━━━━━ Data lines
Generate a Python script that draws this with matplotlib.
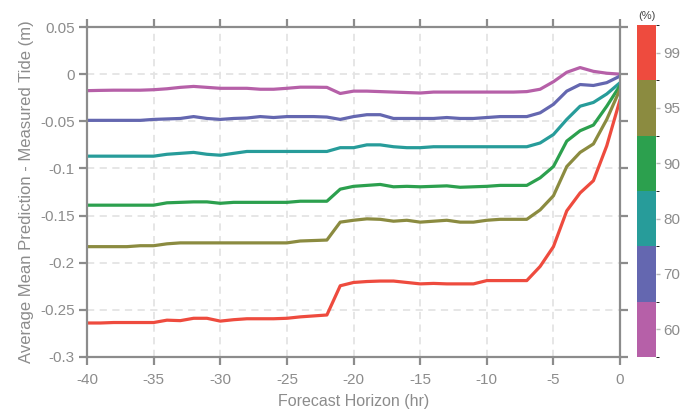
import numpy as np
import matplotlib
matplotlib.use("Agg")
import matplotlib.pyplot as plt
from matplotlib.colors import ListedColormap, BoundaryNorm
from matplotlib.colorbar import ColorbarBase

plt.rcParams['font.family'] = ['Liberation Sans', 'DejaVu Sans']
plt.rcParams['axes.unicode_minus'] = False

# Forecast horizon (hr)
hours = np.arange(-40, 1, 1)

# Percentile levels and colours
levels = [60, 70, 80, 90, 95, 99]
colors = ['#b660a8', '#6467b0', '#279c9a', '#2ca04e', '#8b8b40', '#ee4b3e']

# Average mean prediction - measured tide (m), one series per percentile
p60 = [-0.0175, -0.0172, -0.017, -0.017, -0.017, -0.0165, -0.0155, -0.014, -0.013, -0.014,
       -0.015, -0.015, -0.015, -0.016, -0.016, -0.015, -0.0138, -0.0138, -0.014, -0.0205,
       -0.018, -0.018, -0.0185, -0.019, -0.0195, -0.020, -0.019, -0.019, -0.019, -0.019,
       -0.019, -0.019, -0.019, -0.0185, -0.016, -0.008, 0.002, 0.007, 0.003, 0.001, 0.0]
p70 = [-0.049, -0.049, -0.049, -0.049, -0.049, -0.048, -0.0475, -0.047, -0.045, -0.047,
       -0.048, -0.047, -0.0465, -0.045, -0.046, -0.045, -0.045, -0.045, -0.0455, -0.048,
       -0.045, -0.043, -0.043, -0.047, -0.047, -0.047, -0.047, -0.046, -0.047, -0.047,
       -0.046, -0.045, -0.045, -0.045, -0.041, -0.032, -0.018, -0.011, -0.012, -0.009, -0.002]
p80 = [-0.087, -0.087, -0.087, -0.087, -0.087, -0.087, -0.085, -0.084, -0.083, -0.085,
       -0.086, -0.084, -0.082, -0.082, -0.082, -0.082, -0.082, -0.082, -0.082, -0.078,
       -0.078, -0.075, -0.075, -0.077, -0.078, -0.078, -0.077, -0.077, -0.077, -0.077,
       -0.077, -0.077, -0.077, -0.077, -0.073, -0.064, -0.048, -0.034, -0.030, -0.021, -0.009]
p90 = [-0.139, -0.139, -0.139, -0.139, -0.139, -0.139, -0.1365, -0.136, -0.1355, -0.1355,
       -0.137, -0.136, -0.136, -0.136, -0.136, -0.136, -0.1348, -0.1348, -0.1348, -0.122,
       -0.119, -0.118, -0.117, -0.1195, -0.119, -0.1195, -0.119, -0.1185, -0.120, -0.1195,
       -0.119, -0.118, -0.118, -0.118, -0.110, -0.098, -0.071, -0.060, -0.054, -0.034, -0.012]
p95 = [-0.183, -0.183, -0.183, -0.183, -0.182, -0.182, -0.180, -0.179, -0.179, -0.179,
       -0.179, -0.179, -0.179, -0.179, -0.179, -0.179, -0.177, -0.1765, -0.176, -0.157,
       -0.155, -0.1535, -0.154, -0.156, -0.155, -0.157, -0.156, -0.155, -0.157, -0.157,
       -0.155, -0.154, -0.154, -0.154, -0.144, -0.129, -0.098, -0.083, -0.074, -0.048, -0.016]
p99 = [-0.264, -0.264, -0.2635, -0.2635, -0.2635, -0.2635, -0.261, -0.2615, -0.259, -0.259,
       -0.262, -0.2605, -0.2595, -0.2595, -0.2595, -0.259, -0.2575, -0.2565, -0.2555, -0.2245,
       -0.221, -0.220, -0.2195, -0.2195, -0.221, -0.2225, -0.222, -0.2225, -0.2225, -0.2225,
       -0.219, -0.219, -0.219, -0.219, -0.204, -0.183, -0.145, -0.126, -0.113, -0.076, -0.027]
series = [p60, p70, p80, p90, p95, p99]

xticks = [-40, -35, -30, -25, -20, -15, -10, -5, 0]
yticks = [-0.3, -0.25, -0.2, -0.15, -0.1, -0.05, 0, 0.05]
ytick_labels = ['-0.3', '-0.25', '-0.2', '-0.15', '-0.1', '-0.05', '0', '0.05']

fig = plt.figure(figsize=(6.95, 4.16), dpi=100)
ax = fig.add_axes([0.1252, 0.142, 0.767, 0.793])

for vals, c in zip(series, colors):
    ax.plot(hours, vals, color=c, lw=2.3, solid_capstyle='round')

ax.set_xlim(-40, 0)
ax.set_ylim(-0.3, 0.05)
ax.set_xticks(xticks)
ax.set_yticks(yticks)
ax.set_yticklabels(ytick_labels)
ax.grid(True, color='#e4e4e4', ls=(0, (4, 3)), lw=1.3)
ax.set_axisbelow(True)

spine_c = '#8c8c8c'
for s in ax.spines.values():
    s.set_color(spine_c)
    s.set_linewidth(1.6)
ax.tick_params(direction='out', length=5.5, width=1.6, color=spine_c,
               labelcolor='#8c8c8c', labelsize=11,
               top=True, right=True, labeltop=False, labelright=False)
ax.tick_params(axis='x', pad=6)
ax.set_xlabel('Forecast Horizon (hr)', color='#8c8c8c', fontsize=11.5, labelpad=5)
ax.set_ylabel('Average Mean Prediction - Measured Tide (m)', color='#8c8c8c', fontsize=12, labelpad=4)

# Discrete colour bar for percentiles
cax = fig.add_axes([0.9165, 0.142, 0.0273, 0.798])
cmap = ListedColormap(colors)
norm = BoundaryNorm(np.arange(len(levels) + 1), cmap.N)
cb = ColorbarBase(cax, cmap=cmap, norm=norm, orientation='vertical')
cb.set_ticks(np.arange(len(levels)) + 0.5)
cb.set_ticklabels([str(v) for v in levels])
cb.outline.set_visible(False)
cax.tick_params(length=3, width=1, color='#bbbbbb', labelcolor='#8c8c8c', labelsize=11, pad=2)
cax.set_title('(%)', fontsize=8, color='#444444', pad=4)

fig.savefig('out.png', dpi=100)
━━━━━━━━━━
Task prompt: Retype the whole listing, keeping every line identical and omitting all pictures.

Problem solution:
Generate a Python script that draws this with matplotlib.
import numpy as np
import matplotlib
matplotlib.use("Agg")
import matplotlib.pyplot as plt
from matplotlib.colors import ListedColormap, BoundaryNorm
from matplotlib.colorbar import ColorbarBase

plt.rcParams['font.family'] = ['Liberation Sans', 'DejaVu Sans']
plt.rcParams['axes.unicode_minus'] = False

# Forecast horizon (hr)
hours = np.arange(-40, 1, 1)

# Percentile levels and colours
levels = [60, 70, 80, 90, 95, 99]
colors = ['#b660a8', '#6467b0', '#279c9a', '#2ca04e', '#8b8b40', '#ee4b3e']

# Average mean prediction - measured tide (m), one series per percentile
p60 = [-0.0175, -0.0172, -0.017, -0.017, -0.017, -0.0165, -0.0155, -0.014, -0.013, -0.014,
       -0.015, -0.015, -0.015, -0.016, -0.016, -0.015, -0.0138, -0.0138, -0.014, -0.0205,
       -0.018, -0.018, -0.0185, -0.019, -0.0195, -0.020, -0.019, -0.019, -0.019, -0.019,
       -0.019, -0.019, -0.019, -0.0185, -0.016, -0.008, 0.002, 0.007, 0.003, 0.001, 0.0]
p70 = [-0.049, -0.049, -0.049, -0.049, -0.049, -0.048, -0.0475, -0.047, -0.045, -0.047,
       -0.048, -0.047, -0.0465, -0.045, -0.046, -0.045, -0.045, -0.045, -0.0455, -0.048,
       -0.045, -0.043, -0.043, -0.047, -0.047, -0.047, -0.047, -0.046, -0.047, -0.047,
       -0.046, -0.045, -0.045, -0.045, -0.041, -0.032, -0.018, -0.011, -0.012, -0.009, -0.002]
p80 = [-0.087, -0.087, -0.087, -0.087, -0.087, -0.087, -0.085, -0.084, -0.083, -0.085,
       -0.086, -0.084, -0.082, -0.082, -0.082, -0.082, -0.082, -0.082, -0.082, -0.078,
       -0.078, -0.075, -0.075, -0.077, -0.078, -0.078, -0.077, -0.077, -0.077, -0.077,
       -0.077, -0.077, -0.077, -0.077, -0.073, -0.064, -0.048, -0.034, -0.030, -0.021, -0.009]
p90 = [-0.139, -0.139, -0.139, -0.139, -0.139, -0.139, -0.1365, -0.136, -0.1355, -0.1355,
       -0.137, -0.136, -0.136, -0.136, -0.136, -0.136, -0.1348, -0.1348, -0.1348, -0.122,
       -0.119, -0.118, -0.117, -0.1195, -0.119, -0.1195, -0.119, -0.1185, -0.120, -0.1195,
       -0.119, -0.118, -0.118, -0.118, -0.110, -0.098, -0.071, -0.060, -0.054, -0.034, -0.012]
p95 = [-0.183, -0.183, -0.183, -0.183, -0.182, -0.182, -0.180, -0.179, -0.179, -0.179,
       -0.179, -0.179, -0.179, -0.179, -0.179, -0.179, -0.177, -0.1765, -0.176, -0.157,
       -0.155, -0.1535, -0.154, -0.156, -0.155, -0.157, -0.156, -0.155, -0.157, -0.157,
       -0.155, -0.154, -0.154, -0.154, -0.144, -0.129, -0.098, -0.083, -0.074, -0.048, -0.016]
p99 = [-0.264, -0.264, -0.2635, -0.2635, -0.2635, -0.2635, -0.261, -0.2615, -0.259, -0.259,
       -0.262, -0.2605, -0.2595, -0.2595, -0.2595, -0.259, -0.2575, -0.2565, -0.2555, -0.2245,
       -0.221, -0.220, -0.2195, -0.2195, -0.221, -0.2225, -0.222, -0.2225, -0.2225, -0.2225,
       -0.219, -0.219, -0.219, -0.219, -0.204, -0.183, -0.145, -0.126, -0.113, -0.076, -0.027]
series = [p60, p70, p80, p90, p95, p99]

xticks = [-40, -35, -30, -25, -20, -15, -10, -5, 0]
yticks = [-0.3, -0.25, -0.2, -0.15, -0.1, -0.05, 0, 0.05]
ytick_labels = ['-0.3', '-0.25', '-0.2', '-0.15', '-0.1', '-0.05', '0', '0.05']

fig = plt.figure(figsize=(6.95, 4.16), dpi=100)
ax = fig.add_axes([0.1252, 0.142, 0.767, 0.793])

for vals, c in zip(series, colors):
    ax.plot(hours, vals, color=c, lw=2.3, solid_capstyle='round')

ax.set_xlim(-40, 0)
ax.set_ylim(-0.3, 0.05)
ax.set_xticks(xticks)
ax.set_yticks(yticks)
ax.set_yticklabels(ytick_labels)
ax.grid(True, color='#e4e4e4', ls=(0, (4, 3)), lw=1.3)
ax.set_axisbelow(True)

spine_c = '#8c8c8c'
for s in ax.spines.values():
    s.set_color(spine_c)
    s.set_linewidth(1.6)
ax.tick_params(direction='out', length=5.5, width=1.6, color=spine_c,
               labelcolor='#8c8c8c', labelsize=11,
               top=True, right=True, labeltop=False, labelright=False)
ax.tick_params(axis='x', pad=6)
ax.set_xlabel('Forecast Horizon (hr)', color='#8c8c8c', fontsize=11.5, labelpad=5)
ax.set_ylabel('Average Mean Prediction - Measured Tide (m)', color='#8c8c8c', fontsize=12, labelpad=4)

# Discrete colour bar for percentiles
cax = fig.add_axes([0.9165, 0.142, 0.0273, 0.798])
cmap = ListedColormap(colors)
norm = BoundaryNorm(np.arange(len(levels) + 1), cmap.N)
cb = ColorbarBase(cax, cmap=cmap, norm=norm, orientation='vertical')
cb.set_ticks(np.arange(len(levels)) + 0.5)
cb.set_ticklabels([str(v) for v in levels])
cb.outline.set_visible(False)
cax.tick_params(length=3, width=1, color='#bbbbbb', labelcolor='#8c8c8c', labelsize=11, pad=2)
cax.set_title('(%)', fontsize=8, color='#444444', pad=4)

fig.savefig('out.png', dpi=100)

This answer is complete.